Objective - Type again, exactly, the lines below from the start through the line that includes "from matplotlib.lines import Line2D".

Recorded data -
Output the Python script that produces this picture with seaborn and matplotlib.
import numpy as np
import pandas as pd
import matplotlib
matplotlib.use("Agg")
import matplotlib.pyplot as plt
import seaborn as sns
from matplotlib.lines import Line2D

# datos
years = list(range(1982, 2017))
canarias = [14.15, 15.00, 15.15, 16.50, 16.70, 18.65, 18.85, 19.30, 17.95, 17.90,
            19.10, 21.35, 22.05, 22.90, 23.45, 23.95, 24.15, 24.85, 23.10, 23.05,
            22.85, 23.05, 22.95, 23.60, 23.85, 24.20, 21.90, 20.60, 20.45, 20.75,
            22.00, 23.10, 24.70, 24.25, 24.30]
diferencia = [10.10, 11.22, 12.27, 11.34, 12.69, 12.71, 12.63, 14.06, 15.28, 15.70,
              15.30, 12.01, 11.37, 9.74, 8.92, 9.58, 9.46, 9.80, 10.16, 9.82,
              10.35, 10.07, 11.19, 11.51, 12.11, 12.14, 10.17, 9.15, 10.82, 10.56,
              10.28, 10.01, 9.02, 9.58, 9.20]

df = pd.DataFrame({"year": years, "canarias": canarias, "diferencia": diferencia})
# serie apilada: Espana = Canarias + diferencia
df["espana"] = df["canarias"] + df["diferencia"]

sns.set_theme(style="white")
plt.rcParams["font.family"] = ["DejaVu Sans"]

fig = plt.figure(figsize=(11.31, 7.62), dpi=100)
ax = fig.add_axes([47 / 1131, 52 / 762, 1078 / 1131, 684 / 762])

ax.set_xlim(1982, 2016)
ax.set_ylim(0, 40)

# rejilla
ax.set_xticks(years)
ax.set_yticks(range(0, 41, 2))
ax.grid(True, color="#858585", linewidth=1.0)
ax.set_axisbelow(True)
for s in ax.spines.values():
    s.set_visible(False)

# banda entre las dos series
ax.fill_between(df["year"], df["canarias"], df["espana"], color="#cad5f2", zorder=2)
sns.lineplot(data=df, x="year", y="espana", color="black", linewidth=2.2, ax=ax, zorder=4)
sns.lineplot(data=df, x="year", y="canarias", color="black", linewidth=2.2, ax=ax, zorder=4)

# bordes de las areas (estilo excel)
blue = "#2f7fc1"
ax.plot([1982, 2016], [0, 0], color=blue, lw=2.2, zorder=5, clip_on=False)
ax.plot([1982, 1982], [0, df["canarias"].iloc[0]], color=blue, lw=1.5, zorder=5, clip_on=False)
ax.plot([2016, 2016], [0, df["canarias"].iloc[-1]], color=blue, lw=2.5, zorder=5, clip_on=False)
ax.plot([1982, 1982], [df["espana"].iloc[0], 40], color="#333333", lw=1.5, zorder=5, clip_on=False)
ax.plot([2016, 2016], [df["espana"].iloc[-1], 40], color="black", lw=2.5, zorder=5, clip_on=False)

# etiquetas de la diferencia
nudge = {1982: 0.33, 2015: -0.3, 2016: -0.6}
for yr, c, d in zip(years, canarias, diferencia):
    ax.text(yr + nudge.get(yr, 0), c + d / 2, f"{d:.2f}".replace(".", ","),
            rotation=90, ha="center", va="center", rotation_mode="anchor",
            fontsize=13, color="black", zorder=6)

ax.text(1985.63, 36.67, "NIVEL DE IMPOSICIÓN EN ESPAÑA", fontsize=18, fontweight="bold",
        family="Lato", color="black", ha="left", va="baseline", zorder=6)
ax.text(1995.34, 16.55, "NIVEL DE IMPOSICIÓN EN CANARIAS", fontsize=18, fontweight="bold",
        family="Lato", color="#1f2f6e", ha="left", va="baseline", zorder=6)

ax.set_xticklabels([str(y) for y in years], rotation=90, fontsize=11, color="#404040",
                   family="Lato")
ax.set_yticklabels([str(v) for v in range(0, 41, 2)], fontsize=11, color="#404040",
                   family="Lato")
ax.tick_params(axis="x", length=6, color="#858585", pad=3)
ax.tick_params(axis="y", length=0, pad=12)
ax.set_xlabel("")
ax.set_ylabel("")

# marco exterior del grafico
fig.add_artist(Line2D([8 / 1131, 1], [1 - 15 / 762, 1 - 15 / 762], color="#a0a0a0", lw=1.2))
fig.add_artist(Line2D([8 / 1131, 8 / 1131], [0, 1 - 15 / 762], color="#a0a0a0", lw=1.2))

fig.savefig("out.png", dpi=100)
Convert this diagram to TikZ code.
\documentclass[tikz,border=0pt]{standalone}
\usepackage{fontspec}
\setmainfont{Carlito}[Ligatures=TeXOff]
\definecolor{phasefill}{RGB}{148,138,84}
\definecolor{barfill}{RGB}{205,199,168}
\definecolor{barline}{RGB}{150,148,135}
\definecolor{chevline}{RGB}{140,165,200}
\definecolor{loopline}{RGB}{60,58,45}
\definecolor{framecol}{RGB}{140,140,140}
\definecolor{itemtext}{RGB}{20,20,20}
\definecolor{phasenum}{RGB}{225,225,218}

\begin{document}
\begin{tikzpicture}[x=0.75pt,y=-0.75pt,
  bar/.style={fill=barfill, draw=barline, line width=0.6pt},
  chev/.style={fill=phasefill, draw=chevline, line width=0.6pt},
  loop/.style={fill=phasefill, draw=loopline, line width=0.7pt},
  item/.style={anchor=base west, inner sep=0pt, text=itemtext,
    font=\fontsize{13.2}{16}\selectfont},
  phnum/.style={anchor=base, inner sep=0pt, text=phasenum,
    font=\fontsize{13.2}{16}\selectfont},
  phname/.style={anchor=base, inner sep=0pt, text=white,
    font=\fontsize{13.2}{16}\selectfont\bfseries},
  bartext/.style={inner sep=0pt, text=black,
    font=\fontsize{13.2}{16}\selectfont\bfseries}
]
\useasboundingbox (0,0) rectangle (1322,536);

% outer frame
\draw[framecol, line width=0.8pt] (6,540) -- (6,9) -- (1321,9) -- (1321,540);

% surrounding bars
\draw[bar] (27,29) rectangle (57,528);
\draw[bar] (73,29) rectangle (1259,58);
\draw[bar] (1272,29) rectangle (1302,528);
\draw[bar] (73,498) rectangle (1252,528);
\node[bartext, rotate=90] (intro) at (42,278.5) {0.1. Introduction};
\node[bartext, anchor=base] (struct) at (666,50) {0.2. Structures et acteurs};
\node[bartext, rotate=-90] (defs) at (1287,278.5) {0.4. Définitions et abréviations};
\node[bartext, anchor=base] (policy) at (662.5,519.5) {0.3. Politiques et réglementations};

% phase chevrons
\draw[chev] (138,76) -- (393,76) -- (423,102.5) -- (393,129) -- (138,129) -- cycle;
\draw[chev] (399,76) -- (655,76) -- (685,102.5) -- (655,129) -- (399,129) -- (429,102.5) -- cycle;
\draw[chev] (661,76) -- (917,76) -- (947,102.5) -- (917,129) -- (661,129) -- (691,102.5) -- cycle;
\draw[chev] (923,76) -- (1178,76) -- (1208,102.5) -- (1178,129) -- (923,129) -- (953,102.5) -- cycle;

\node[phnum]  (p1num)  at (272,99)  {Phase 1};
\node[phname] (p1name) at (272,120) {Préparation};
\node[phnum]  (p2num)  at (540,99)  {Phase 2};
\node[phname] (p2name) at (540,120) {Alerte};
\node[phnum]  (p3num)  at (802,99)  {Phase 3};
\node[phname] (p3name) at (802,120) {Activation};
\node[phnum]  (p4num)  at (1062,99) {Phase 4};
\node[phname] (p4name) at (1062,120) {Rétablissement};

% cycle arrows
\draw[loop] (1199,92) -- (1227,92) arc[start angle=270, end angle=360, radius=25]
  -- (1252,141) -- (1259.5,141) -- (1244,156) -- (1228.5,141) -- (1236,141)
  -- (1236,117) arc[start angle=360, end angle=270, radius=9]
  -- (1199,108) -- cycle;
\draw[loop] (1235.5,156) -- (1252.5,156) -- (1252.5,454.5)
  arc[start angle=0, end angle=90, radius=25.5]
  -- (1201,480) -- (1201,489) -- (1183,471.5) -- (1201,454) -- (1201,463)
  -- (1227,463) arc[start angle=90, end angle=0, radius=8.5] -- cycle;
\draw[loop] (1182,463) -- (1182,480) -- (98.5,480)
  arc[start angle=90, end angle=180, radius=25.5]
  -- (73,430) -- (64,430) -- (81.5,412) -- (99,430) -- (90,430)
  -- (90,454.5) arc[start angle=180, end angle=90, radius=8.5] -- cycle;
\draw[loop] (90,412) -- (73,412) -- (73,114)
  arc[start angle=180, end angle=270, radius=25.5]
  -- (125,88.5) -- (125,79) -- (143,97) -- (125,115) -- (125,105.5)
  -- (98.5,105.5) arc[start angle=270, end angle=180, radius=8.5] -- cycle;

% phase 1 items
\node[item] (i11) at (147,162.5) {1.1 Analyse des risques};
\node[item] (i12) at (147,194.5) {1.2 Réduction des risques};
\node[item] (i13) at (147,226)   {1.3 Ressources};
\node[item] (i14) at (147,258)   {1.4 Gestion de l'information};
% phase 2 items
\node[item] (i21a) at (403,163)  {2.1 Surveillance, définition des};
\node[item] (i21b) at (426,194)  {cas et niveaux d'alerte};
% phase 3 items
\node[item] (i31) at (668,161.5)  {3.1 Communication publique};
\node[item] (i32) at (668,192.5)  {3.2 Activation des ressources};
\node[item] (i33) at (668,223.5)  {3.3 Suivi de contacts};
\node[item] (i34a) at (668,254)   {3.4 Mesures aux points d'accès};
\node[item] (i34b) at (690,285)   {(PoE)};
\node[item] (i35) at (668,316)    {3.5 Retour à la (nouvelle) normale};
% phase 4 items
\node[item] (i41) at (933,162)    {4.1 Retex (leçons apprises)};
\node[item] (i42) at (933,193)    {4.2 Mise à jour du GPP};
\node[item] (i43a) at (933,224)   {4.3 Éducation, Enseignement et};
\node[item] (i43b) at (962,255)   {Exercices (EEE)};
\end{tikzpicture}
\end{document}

Response to the exercise -
Output the Python script that produces this picture with seaborn and matplotlib.
import numpy as np
import pandas as pd
import matplotlib
matplotlib.use("Agg")
import matplotlib.pyplot as plt
import seaborn as sns
from matplotlib.lines import Line2D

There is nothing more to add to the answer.